The U.S. Treasuries continued their weeklong slide on Friday as markets now stand in anticipation of the September employment report to finish off the week. Overall, little new was seen on Thursday as markets were greeted by further improvement in weekly jobless claims data that broke below the 250k-mark and reached their lowest level since 16 April.
The yield on the benchmark 10-year Treasury note rose 2 basis points to 1.73 percent, the yield on 5-year bond jumped 2 basis points to 1.27 percent and the yield on short-term 2-year note climbed nearly 1 basis point to 0.85 percent by 11:00 GMT.
US Initial jobless claims for the week ending 1 October August decreased -5k to 249k, below expectations for a 256k result, as compared to the unrevised 254k reading seen in the week prior. The 4-week average was reported at 253.5k, down from the unrevised 256.0k reading seen in the week prior. Meanwhile, continuing claims for week ending 24 September decreased to 2.058 million, versus the 2.064 million reading seen prior. The insured unemployment rate held unchanged at 1.5 percent.

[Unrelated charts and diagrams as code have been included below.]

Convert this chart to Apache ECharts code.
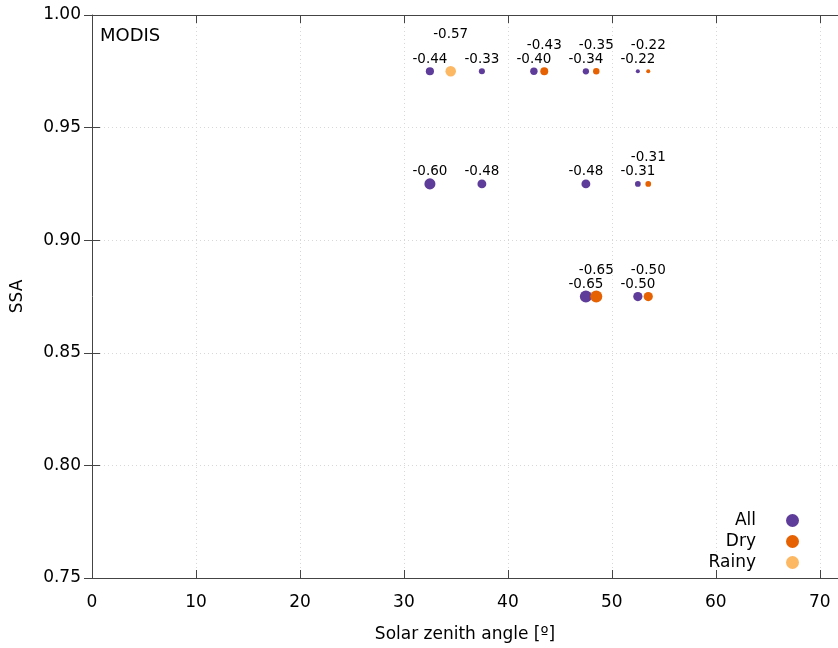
<!DOCTYPE html>
<html>
<head>
<meta charset="utf-8">
<script src="https://cdn.jsdelivr.net/npm/echarts@6/dist/echarts.min.js"></script>
<style>
html,body{margin:0;padding:0;background:#fff;}
#chart{width:838px;height:648px;}
</style>
</head>
<body>
<div id="chart"></div>
<script>
// ---- Data ----
const seriesNames = ['All', 'Dry', 'Rainy'];

const zenithAll = [32.5, 37.5, 42.5, 47.5, 52.5, 32.5, 37.5, 47.5, 52.5, 47.5, 52.5];
const ssaAll    = [0.975, 0.975, 0.975, 0.975, 0.975, 0.925, 0.925, 0.925, 0.925, 0.875, 0.875];
const corrAll   = [-0.44, -0.33, -0.40, -0.34, -0.22, -0.60, -0.48, -0.48, -0.31, -0.65, -0.50];

const zenithDry = [43.5, 48.5, 53.5, 53.5, 48.5, 53.5];
const ssaDry    = [0.975, 0.975, 0.975, 0.925, 0.875, 0.875];
const corrDry   = [-0.43, -0.35, -0.22, -0.31, -0.65, -0.50];

const zenithRainy = [34.5];
const ssaRainy    = [0.975];
const corrRainy   = [-0.57];

const xTicks = [0, 10, 20, 30, 40, 50, 60, 70];
const yTicks = [0.75, 0.80, 0.85, 0.90, 0.95, 1.00];

// ---- Build ----
function pts(xs, ys, cs) {
  return xs.map((x, i) => [x, ys[i], cs[i]]);
}
const FONT = 'DejaVu Sans';
const colors = ['#5e3c99', '#e66101', '#fdb863'];
const labelOffsets = [[0, -12], [0, -26], [0, -37]];

function makeSeries(name, data, idx) {
  return {
    name: name,
    type: 'scatter',
    data: data,
    symbol: 'circle',
    symbolSize: function (v) { return Math.abs(v[2]) * 18.5; },
    itemStyle: { color: colors[idx], opacity: 1 },
    label: {
      show: true,
      position: 'inside',
      offset: labelOffsets[idx],
      color: '#000',
      fontFamily: FONT,
      fontSize: 13.5,
      formatter: function (p) { return p.value[2].toFixed(2); }
    },
    emphasis: { disabled: true },
    z: 3 + idx
  };
}

const chart = echarts.init(document.getElementById('chart'), null, { renderer: 'canvas' });

const axisLineStyle = { color: '#444', width: 1 };
const gridLineStyle = { color: '#d8d8d8', type: [1, 3], width: 1 };
const X_MAX = 71.75;

chart.setOption({
  animation: false,
  backgroundColor: '#fff',
  textStyle: { fontFamily: FONT },
  grid: { left: 92, top: 15, right: 0, bottom: 70, containLabel: false },
  title: {
    text: 'MODIS',
    left: 100,
    top: 27,
    padding: 0,
    textStyle: { fontFamily: FONT, fontSize: 18, fontWeight: 'normal', color: '#000' }
  },
  legend: {
    orient: 'vertical',
    align: 'right',
    right: 34,
    top: 507,
    itemWidth: 13,
    itemHeight: 13,
    itemGap: 4,
    icon: 'circle',
    selectedMode: false,
    data: seriesNames,
    textStyle: { fontFamily: FONT, fontSize: 17, color: '#000', padding: [0, 25, 0, 0] }
  },
  xAxis: [{
    type: 'value',
    min: 0, max: X_MAX, interval: 10,
    name: 'Solar zenith angle [º]',
    nameLocation: 'middle',
    nameGap: 48,
    nameTextStyle: { fontFamily: FONT, fontSize: 17, color: '#000' },
    axisLine: { show: true, lineStyle: axisLineStyle },
    axisTick: { show: true, inside: true, length: 8, lineStyle: axisLineStyle },
    axisLabel: {
      fontFamily: FONT, fontSize: 17, color: '#000', margin: 16, showMaxLabel: false,
      formatter: function (v) { return xTicks.indexOf(v) >= 0 ? String(v) : ''; }
    },
    splitLine: { show: true, lineStyle: gridLineStyle }
  }, {
    type: 'value',
    position: 'top',
    min: 0, max: X_MAX, interval: 10,
    axisLine: { show: true, lineStyle: axisLineStyle },
    axisTick: { show: true, inside: true, length: 8, lineStyle: axisLineStyle },
    axisLabel: { show: false },
    splitLine: { show: false }
  }],
  yAxis: [{
    type: 'value',
    min: 0.75, max: 1.0, interval: 0.05,
    name: 'SSA',
    nameLocation: 'middle',
    nameGap: 66,
    nameTextStyle: { fontFamily: FONT, fontSize: 17, color: '#000' },
    axisLine: { show: true, lineStyle: axisLineStyle },
    axisTick: { show: true, inside: true, length: 8, lineStyle: axisLineStyle },
    axisLabel: {
      fontFamily: FONT, fontSize: 17, color: '#000', margin: 11,
      formatter: function (v) { return v.toFixed(2); }
    },
    splitLine: { show: true, lineStyle: gridLineStyle }
  }, {
    type: 'value',
    position: 'right',
    min: 0.75, max: 1.0, interval: 0.05,
    axisLine: { show: false },
    axisTick: { show: true, inside: true, length: 8, lineStyle: axisLineStyle },
    axisLabel: { show: false },
    splitLine: { show: false }
  }],
  series: [
    makeSeries('All', pts(zenithAll, ssaAll, corrAll), 0),
    makeSeries('Dry', pts(zenithDry, ssaDry, corrDry), 1),
    makeSeries('Rainy', pts(zenithRainy, ssaRainy, corrRainy), 2)
  ]
});
</script>
</body>
</html>
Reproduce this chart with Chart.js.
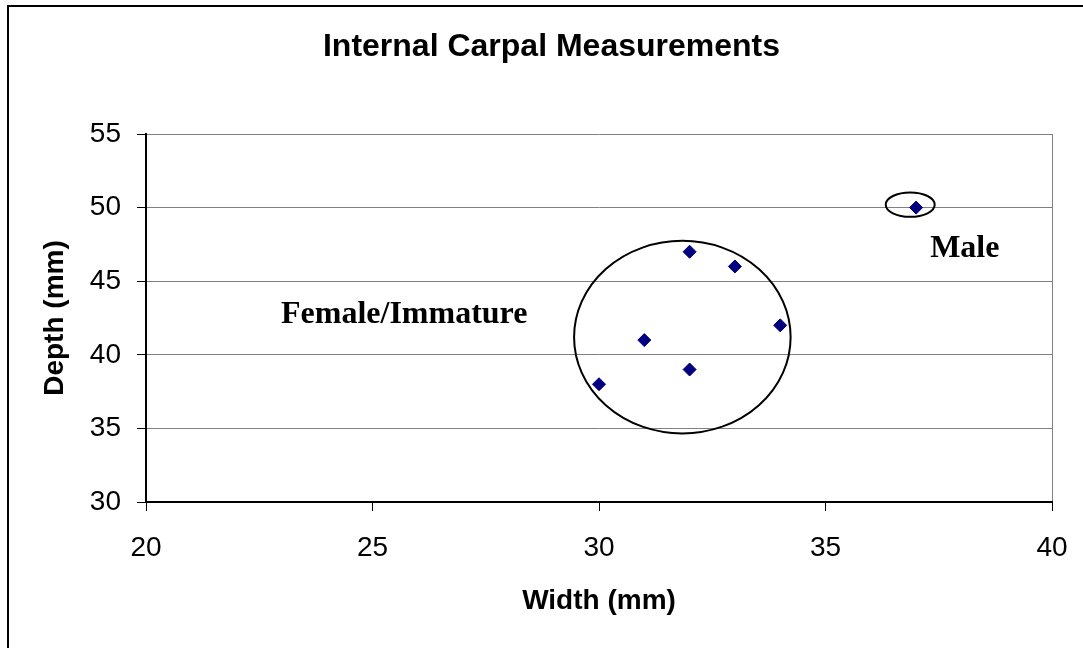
<!DOCTYPE html>
<html><head><meta charset="utf-8">
<style>html,body{margin:0;padding:0;background:#fff;}#wrap{width:1083px;height:648px;}</style>
<script src="https://cdn.jsdelivr.net/npm/chart.js@4/dist/chart.umd.min.js"></script>
</head><body><div id="wrap"><canvas id="c" width="1083" height="648"></canvas></div>
<script>
const chartTitle = 'Internal Carpal Measurements';
const xAxisTitle = 'Width (mm)';
const yAxisTitle = 'Depth (mm)';
const widthMm = [30, 31, 32, 32, 33, 34, 37];
const depthMm = [38, 41, 47, 39, 46, 42, 50];
const xTicks = [20, 25, 30, 35, 40];
const yTicks = [30, 35, 40, 45, 50, 55];
const groupLabels = ['Female/Immature', 'Male'];
const groupLabelX = [22.98, 37.31];
const groupLabelY = [42.15, 46.65];
const ellipseCx = [31.84, 36.87];
const ellipseCy = [41.2, 50.2];
const ellipseRx = [2.39, 0.54];
const ellipseRy = [6.54, 0.83];

const points = widthMm.map((w, i) => ({x: w, y: depthMm[i]}));
const sans = '"Liberation Sans", Arial, sans-serif';

const framePlugin = {
  id: 'frame',
  beforeDraw(chart) {
    const ctx = chart.ctx;
    ctx.save();
    ctx.fillStyle = '#fff';
    ctx.fillRect(0, 0, chart.width, chart.height);
    ctx.strokeStyle = '#000';
    ctx.lineWidth = 2;
    ctx.strokeRect(8, 6, chart.width + 50, chart.height + 50);
    ctx.restore();
  }
};

const groupsPlugin = {
  id: 'groups',
  beforeDatasetsDraw(chart) {
    const {ctx, scales: {x, y}} = chart;
    ctx.save();
    ctx.strokeStyle = '#000';
    ctx.lineWidth = 2;
    for (let i = 0; i < ellipseCx.length; i++) {
      const cx = x.getPixelForValue(ellipseCx[i]);
      const cy = y.getPixelForValue(ellipseCy[i]);
      const rx = Math.abs(x.getPixelForValue(ellipseCx[i] + ellipseRx[i]) - cx);
      const ry = Math.abs(y.getPixelForValue(ellipseCy[i] + ellipseRy[i]) - cy);
      ctx.beginPath();
      ctx.ellipse(cx, cy, rx, ry, 0, 0, Math.PI * 2);
      ctx.stroke();
    }
    ctx.fillStyle = '#000';
    ctx.font = 'bold 32px "Liberation Serif", "Times New Roman", serif';
    ctx.textAlign = 'left';
    ctx.textBaseline = 'alphabetic';
    for (let i = 0; i < groupLabels.length; i++) {
      ctx.fillText(groupLabels[i], x.getPixelForValue(groupLabelX[i]), y.getPixelForValue(groupLabelY[i]));
    }
    ctx.restore();
  }
};

new Chart(document.getElementById('c'), {
  type: 'scatter',
  data: {
    datasets: [{
      data: points,
      pointStyle: 'rectRot',
      pointRadius: 6.5,
      pointHoverRadius: 6.5,
      backgroundColor: '#000080',
      borderColor: '#000080',
      borderWidth: 1
    }]
  },
  options: {
    responsive: false,
    animation: false,
    devicePixelRatio: 1,
    layout: {padding: {left: 51, right: 31, top: 0, bottom: 0}},
    plugins: {
      legend: {display: false},
      tooltip: {enabled: false},
      title: {
        display: true,
        text: chartTitle,
        color: '#000',
        font: {family: sans, size: 32, weight: 'bold'},
        padding: {top: 28, bottom: 67.6}
      }
    },
    scales: {
      x: {
        type: 'linear',
        min: xTicks[0],
        max: xTicks[xTicks.length - 1],
        afterBuildTicks: s => { s.ticks = xTicks.map(v => ({value: v})); },
        afterFit: s => { s.height = 146; s.paddingLeft = 0; s.paddingRight = 0; },
        ticks: {color: '#000', font: {family: sans, size: 28}, padding: 20, maxRotation: 0},
        grid: {
          drawOnChartArea: true,
          color: c => (c.tick && c.tick.value === xTicks[xTicks.length - 1]) ? '#808080' : 'rgba(0,0,0,0)',
          tickColor: '#000',
          tickLength: 9,
          lineWidth: 1
        },
        border: {color: '#000', width: 2},
        title: {display: true, text: xAxisTitle, color: '#000', font: {family: sans, size: 28, weight: 'bold'}, padding: {top: 0, bottom: 30}}
      },
      y: {
        type: 'linear',
        min: yTicks[0],
        max: yTicks[yTicks.length - 1],
        afterBuildTicks: s => { s.ticks = yTicks.map(v => ({value: v})); },
        afterFit: s => { s.width = 95; s.paddingTop = 0; s.paddingBottom = 0; },
        ticks: {color: '#000', font: {family: sans, size: 28}, padding: 16},
        grid: {
          color: c => (c.tick && c.tick.value === yTicks[0]) ? 'rgba(0,0,0,0)' : '#808080',
          tickColor: '#000',
          tickLength: 9,
          lineWidth: 1
        },
        border: {color: '#000', width: 2},
        title: {display: true, text: yAxisTitle, color: '#000', font: {family: sans, size: 28, weight: 'bold'}, padding: {top: -12.5, bottom: 0}}
      }
    }
  },
  plugins: [framePlugin, groupsPlugin]
});
</script>
</body></html>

Markets now await September employment report on Friday which could go a long way in bolstering calls for some policy action before year-end as the Fed remains supported by further improvement in employment conditions alongside gradually warmer inflation readings.
Moreover, the September Labor Department employment situation report will be released on Friday at 12:30 GMT. Overall, we expect non-farm payrolls will increase +180k in September (market expectations are for a +175k increase), versus the +151k reading seen in August, alongside no change in the unemployment rate of 4.9 percent (market expectations are for a 4.9 percent result). Great focus will likely be paid to gains in total private employment which we expect will increase around +170k.
Beyond the headline, we expect average hourly earnings will increase +0.2 percent m/m, alongside an increase in weekly hours to 34.4. On balance, despite the volatility seen in recent months, we anticipate further improvement taking hold in the coming months as conditions gradually improve. Given the greater focus on what the Fed is likely to do next following liftoff in December, we anticipate the September employment report will be sufficiently strong enough to justify additional moves higher (though other factors and subsequent reports will likely keep policymakers second-guessing).
Meanwhile, the S&P 500 Futures traded 4.50 points lower at 2,148.50 by 11:10 GMT.